Case and point-- while verse 105 is a miniature poem, verse 106 is a cry of desperation: "I am deeply troubled; preserve my life, O Lord, according to your word."

So here's what I'm thinking as I read this psalm this morning, bouncing along as the words ricochet from overconfidence to wisdom to agony to gratitude: I love this portion because it so typifies the believing life. It contains all our strivings and all our failures and those get-back-on-the-horse attempts to get it right this time, though we are actually never going to accomplish that by ourselves. Any success is always going to be God's gift.
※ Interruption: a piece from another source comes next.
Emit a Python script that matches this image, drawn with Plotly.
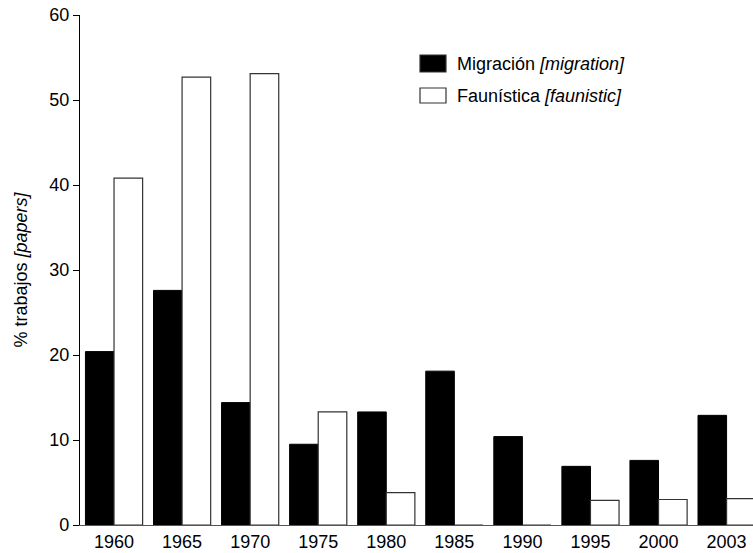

But, again: that's hard to remember. It is so much easier to see the ways we have failed, fallen short, screwed up and just been plain stupid. The worst part is that often, our intentions are good. They are great, in fact. Great just like... ice cream.

 photo icecreamcone_zps6c148d38.jpg


And they are great not just because ice cream is the main event. It is beautiful and delicious and important and big, but it's also a place for lessons to be learned.

The thing is, the learning isn't static.

It's never over, never one and done-- in fact, the longer I'm alive in this world the more I'm convinced that the basic lessons never stop repeating.

Life hands us an ice cream cone, and suddenly, we are six. And WE. LOVE. ICE CREAM!!! We are in fact SO EXCITED. We will NOT SETTLE DOWN. We want to EAT THE ICE CREAM NOWNOWNOW. But then, a thought: can we eat the cone first? So we turn the whole thing upside down and dump the main event all over the pavement. And stand there, staring at a sticky, melting mess. It's a metaphor for sin drawn straight from Ben & Jerry's.

But then along comes verse 116, which for me is the beating heart of it all: "Sustain me according to your promise, that I may live, and let me not be disappointed in my hope."

That gets it just about exactly right, I think, because that is a cry for help. We dropped the ice cream. We will always, in some way or another, drop the ice cream, but there's more ice cream, because maybe the ice cream is grace, which is freely gifted, and it's there where we hang our hope. Not on the law alone.

The law gives us the parameters within which we try to live our grubby little lives, and when we fail, grace dries our tears and sets us to rights with another chance at the cone we always dreamed of.

So we hope. And we keep going. And we mess up over and over and we are caught over and over, loved over and over, forgiven over and over. This believing life is hard and messy and sticky and sometimes so full of ache, but there are always, always chances to start over, often in the very next breath.

It's Psalms like these-- the messy ones-- that remind me who is in charge. Who scoops the ice cream. Who forgives. And no matter how overconfident or devastated we feel, if we can keep our eyes on that, we will be OK.